うちはプロフェッショナル主義なところもあって、仕事で成果を出していれば、稼働時間は短くとも良いという風土があります。
そのため、デキる社員ほど、早めに仕事を切り上げるというのが通例になっていました。
それがインターン生と接するようになってから、稼働時間が伸びた社員がいます。
これは決して学生に足を引っ張られたとかネガティブな意味ではなくて、純粋に「インターン生に教えるのが楽しいから」っていう理由だったんですね。
これまで成果主義で動いてた社員が、部活動みたいな感じで「時間使っても楽しいからいいや」と時間外活動を始めるようになった。

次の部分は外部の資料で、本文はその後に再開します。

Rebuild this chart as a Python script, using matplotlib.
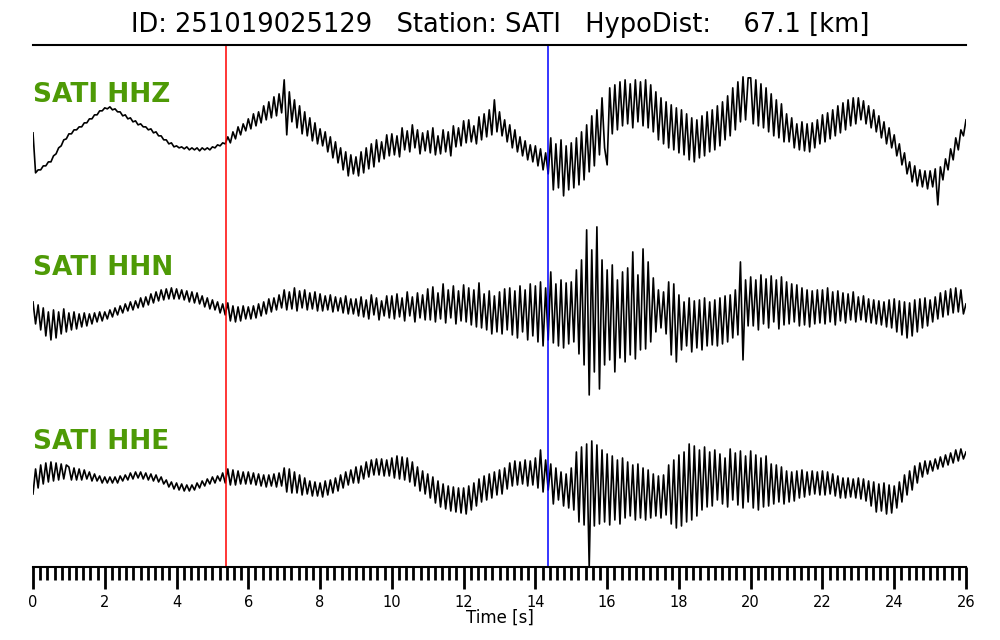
import numpy as np
import matplotlib
matplotlib.use("Agg")
import matplotlib.pyplot as plt
from matplotlib.ticker import MultipleLocator

# ---------------- data ----------------
title_text = "ID: 251019025129   Station: SATI   HypoDist:    67.1 [km]"
channels = ["SATI HHZ", "SATI HHN", "SATI HHE"]
samples_per_second = 14   # digitised sampling of the traces
p_pick = 5.37             # red pick [s]
s_pick = 14.35            # blue pick [s]
x_ticks_major = list(range(0, 27, 2))

hhz = [
    7, -33, -30, -30, -26, -26, -22, -22, -16, -14, -8, -6, 0, 1,
    6, 6, 10, 10, 13, 13, 17, 17, 21, 21, 25, 25, 29, 29,
    32, 31, 33, 30, 31, 28, 28, 24, 25, 21, 22, 18, 19, 15,
    16, 13, 13, 10, 11, 7, 8, 4, 4, 0, 0, -4, -3, -7,
    -6, -8, -7, -9, -7, -10, -8, -10, -8, -11, -8, -10, -8, -10,
    -7, -8, -5, -6, -3, -4, 3, -3, 8, 1, 13, 5, 16, 9,
    21, 11, 26, 14, 28, 17, 34, 20, 38, 22, 43, 24, 46, 27,
    60, 5, 48, 18, 40, 12, 34, 6, 28, 4, 22, -1, 17, -4,
    11, -6, 8, -12, 3, -18, -2, -23, -8, -30, -12, -36, -15, -34,
    -17, -36, -12, -33, -8, -29, -4, -27, 0, -22, -2, -19, 5, -16,
    6, -15, 4, -17, 12, -10, 9, -12, 15, -8, 10, -14, 7, -11,
    9, -13, 12, -15, 4, -14, 10, -12, 8, -16, 14, -7, 12, -6,
    19, -3, 20, -2, 14, -4, 23, 0, 26, 3, 30, 5, 40, 8,
    28, 4, 20, -2, 15, -8, 10, -12, 3, -16, -1, -20, -5, -22,
    -6, -26, -9, -30, -13, -34, 2, -50, -4, -48, 0, -56, -6, -50,
    -3, -48, 2, -45, 8, -40, 15, -32, 24, -26, 30, -15, 42, -8,
    -25, 52, 6, 55, 10, 58, 14, 60, 16, 56, 12, 60, 18, 58,
    14, 60, 12, 55, 8, 48, 0, 42, -4, 38, -8, 35, -10, 32,
    -13, 30, -15, 26, -20, 22, -22, 20, -18, 24, -16, 28, -12, 30,
    -10, 34, -6, 38, 0, 44, 4, 52, 10, 58, 18, 63, 20, 62,
    62, 16, 60, 14, 56, 12, 52, 8, 46, 4, 40, 2, 36, -2,
    26, -2, 22, -8, 16, -10, 18, -11, 16, -12, 17, -8, 20, -4,
    25, -2, 27, 1, 30, 4, 34, 7, 37, 10, 40, 14, 42, 16,
    42, 20, 39, 16, 34, 12, 30, 8, 24, 2, 18, -4, 12, -8,
    5, -16, -4, -25, -13, -34, -22, -42, -26, -46, -30, -47, -31, -49,
    -31, -47, -29, -65, -27, -40, -19, -30, -9, -20, 2, -10, 10, 4,
    20,
]

hhn = [
    8, -14, 5, -20, 2, -26, -2, -30, 0, -28, -2, -24, 1, -22,
    -3, -20, -2, -19, -4, -17, -3, -16, -4, -14, -3, -12, -2, -11,
    -2, -9, 0, -7, 2, -5, 4, -3, 6, -1, 8, 0, 9, 2,
    12, 3, 13, 5, 16, 7, 18, 9, 20, 10, 21, 11, 22, 11,
    21, 11, 20, 10, 19, 8, 18, 7, 17, 6, 14, 3, 12, 1,
    10, 0, 8, -3, 6, -5, 7, -11, 4, -12, 3, -11, 4, -9,
    3, -9, 4, -8, 6, -6, 8, -4, 11, -2, 12, 0, 15, 2,
    20, 0, 18, 1, 22, -1, 19, 2, 20, 0, 17, 1, 18, -1,
    16, -1, 14, 0, 15, -2, 13, -1, 12, -3, 14, -4, 11, -4,
    11, -6, 13, -7, 10, -9, 15, -5, 12, -10, 9, -6, 14, -8,
    14, -9, 16, -7, 12, -11, 18, -6, 13, -12, 17, -8, 15, -10,
    21, -10, 23, -12, 17, -9, 26, -13, 20, -8, 24, -14, 19, -11,
    25, -12, 22, -15, 20, -17, 27, -18, 16, -20, 19, -24, 14, -22,
    18, -24, 21, -20, 22, -25, 19, -28, 24, -22, 20, -30, 26, -26,
    24, -32, 28, -36, 22, -30, 38, -33, 26, -36, 30, -38, 27, -34,
    28, -32, 40, -44, 50, -55, 80, -85, 60, -62, 83, -79, 50, -55,
    40, -50, 45, -62, 30, -48, 38, -52, 42, -45, 58, -49, 35, -40,
    61, -39, 48, -32, 32, -22, 20, -18, 18, -24, 28, -45, 26, -52,
    15, -40, 8, -36, 12, -42, 9, -38, 10, -40, 12, -36, 8, -35,
    10, -36, 12, -34, 14, -32, 15, -28, 20, -25, 48, -50, 30, -16,
    33, -16, 30, -20, 35, -14, 31, -18, 34, -12, 30, -19, 33, -15,
    28, -14, 26, -12, 25, -16, 22, -15, 20, -17, 19, -14, 20, -13,
    20, -14, 22, -12, 18, -15, 19, -11, 17, -13, 16, -10, 18, -12,
    13, -10, 14, -12, 11, -13, 10, -14, 9, -15, 8, -17, 10, -18,
    11, -22, 9, -25, 8, -28, 7, -26, 10, -22, 11, -18, 12, -16,
    10, -12, 13, -9, 17, -7, 19, -5, 21, -3, 22, -2, 20, -4,
    6,
]

hhe = [
    -14, 11, -8, 15, -4, 17, -2, 18, -1, 17, 0, 16, 1, 15,
    13, 0, 12, 0, 11, 0, 10, 1, 8, -1, 6, -1, 4, -3,
    3, -3, 3, -3, 3, -3, 4, -1, 5, 0, 7, 1, 8, 2,
    8, 1, 7, 0, 6, -1, 5, -2, 3, -4, 0, -7, -2, -9,
    -3, -10, -4, -11, -5, -11, -5, -10, -3, -8, -1, -6, 1, -4,
    3, -3, 4, -1, 7, -3, 11, -5, 10, -5, 9, -4, 8, -4,
    8, -4, 7, -5, 6, -6, 5, -7, 5, -6, 6, -7, 7, -6,
    12, -12, 11, -13, 8, -13, 5, -15, 2, -14, -1, -16, -2, -16,
    -3, -17, -1, -15, 0, -13, 2, -11, 5, -8, 8, -5, 10, -3,
    13, -3, 14, 1, 18, 3, 20, 5, 21, 5, 21, 4, 20, 4,
    22, 2, 24, 1, 23, 0, 22, -2, 18, -6, 13, -11, 9, -14,
    6, -18, 3, -23, -1, -27, -4, -29, -6, -31, -7, -32, -8, -33,
    -8, -34, -6, -30, -3, -26, 1, -22, 4, -20, 6, -18, 8, -15,
    10, -14, 12, -9, 17, -6, 19, -5, 18, -4, 20, -6, 19, -5,
    22, -8, 30, -12, 20, -10, 16, -24, 12, -20, 8, -26, 6, -28,
    12, -30, 28, -42, 33, -45, 36, -87, 39, -46, 35, -44, 30, -42,
    26, -45, 24, -40, 20, -44, 22, -38, 18, -36, 15, -40, 16, -38,
    12, -40, 10, -38, 6, -36, 4, -38, 5, -35, 15, -44, 20, -48,
    25, -46, 28, -42, 36, -40, 34, -36, 30, -30, 33, -27, 28, -26,
    30, -20, 26, -24, 22, -27, 31, -20, 27, -25, 29, -28, 24, -22,
    29, -28, 25, -30, 22, -27, 24, -26, 16, -24, 15, -22, 13, -24,
    9, -22, 8, -21, 9, -18, 10, -17, 8, -15, 9, -14, 8, -15,
    9, -15, 8, -14, 6, -16, 4, -18, 2, -18, 2, -17, 1, -18,
    2, -19, 1, -21, -1, -26, -2, -32, -4, -31, -3, -34, -5, -33,
    -6, -28, -2, -22, 5, -15, 9, -10, 14, -3, 17, 3, 19, 6,
    19, 9, 21, 11, 23, 13, 25, 15, 27, 17, 30, 19, 31, 21,
    28,
]

traces = [hhz, hhn, hhe]
offsets = [2, 1, 0]      # vertical stacking (trace units)
gain = 1.0 / 170.0       # amplitude -> trace units

# ---------------- figure ----------------
green = "#4e9a06"
fig = plt.figure(figsize=(10, 6.4), dpi=100)
ax = fig.add_axes([0.033, 0.114, 0.933, 0.816])

for tr, off in zip(traces, offsets):
    y = np.asarray(tr, dtype=float)
    t = np.arange(len(y)) / samples_per_second
    ax.plot(t, off + y * gain, color="black", lw=1.2)

label_y = [2.224, 1.206, 0.182]
for name, ly in zip(channels, label_y):
    ax.text(0.0, ly, name, color=green, fontsize=19, fontweight="bold",
            ha="left", va="baseline")

ax.axvline(p_pick, color="red", lw=1.1)
ax.axvline(s_pick, color="blue", lw=1.1)

ax.set_xlim(0, 26)
ax.set_ylim(-0.512, 2.559)

for side in ("left", "right"):
    ax.spines[side].set_visible(False)
ax.spines["bottom"].set_linewidth(1.5)
ax.spines["top"].set_linewidth(1.5)
ax.set_yticks([])

ax.set_xticks(x_ticks_major)
ax.xaxis.set_minor_locator(MultipleLocator(0.2))
ax.tick_params(axis="x", which="major", length=16, width=2.0, direction="out",
               labelsize=10.5, pad=4)
ax.tick_params(axis="x", which="minor", length=9, width=2.0, direction="out")
ax.set_xlabel("Time [s]", fontsize=12, labelpad=-1)

fig.text(0.5, 0.961, title_text, ha="center", va="center", fontsize=18.5)

fig.savefig("out.png", dpi=100)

これはすごく大きい変化だと思います。
Q.最後に、これからインターン採用を始める会社に一言アドバイスをお願いします。
企業もビジネスなので、最初にコストを計算し、そのコストをいつ回収できるかっていうことを考えて採用をスタートすると思います。
ただ、個人的には「まずは与えるところから」の精神も必要だと感じています。
戦力化したい、新卒採用したい、っていうリターンだけを考え始めると「無駄なことはやってられない」みたいな壁にぶち当たって途中で頓挫してしまう気がします。
僕たちもはじめは新卒採用を視野に入れてスタートし、実際、昨年2名の学生がうちに新卒入社してくれました。
非常に嬉しいことではありますが、それとは別に、当初の目的とは全く違う種類の恩恵もたくさん受けています。
熱量を持って真剣やり続けること、絶対いいものが返ってくると信じてやることがインターンを成功させる上で大切だと思いますね。
私たちは、去年から卒業したインターンと現役インターン全員を集めたサミットを始めてみました。
現役インターン生が何をやっているか、過去の卒業生がどういう仕事をしているか、WESEEKのインターン生がどう役立ったか、そうしたことを共有する場所です。
この取り組みは全員にとってメリットしかないと思っています。インターン採用を継続している会社さんはこうした取り組みをしてみても面白いかもしれません。
最終的には、WESEEKから色々な会社にインターン生が羽ばたき、お互いが繋がって、「一緒に起業することになりました!」みたいな機会が生まれたら嬉しいですね。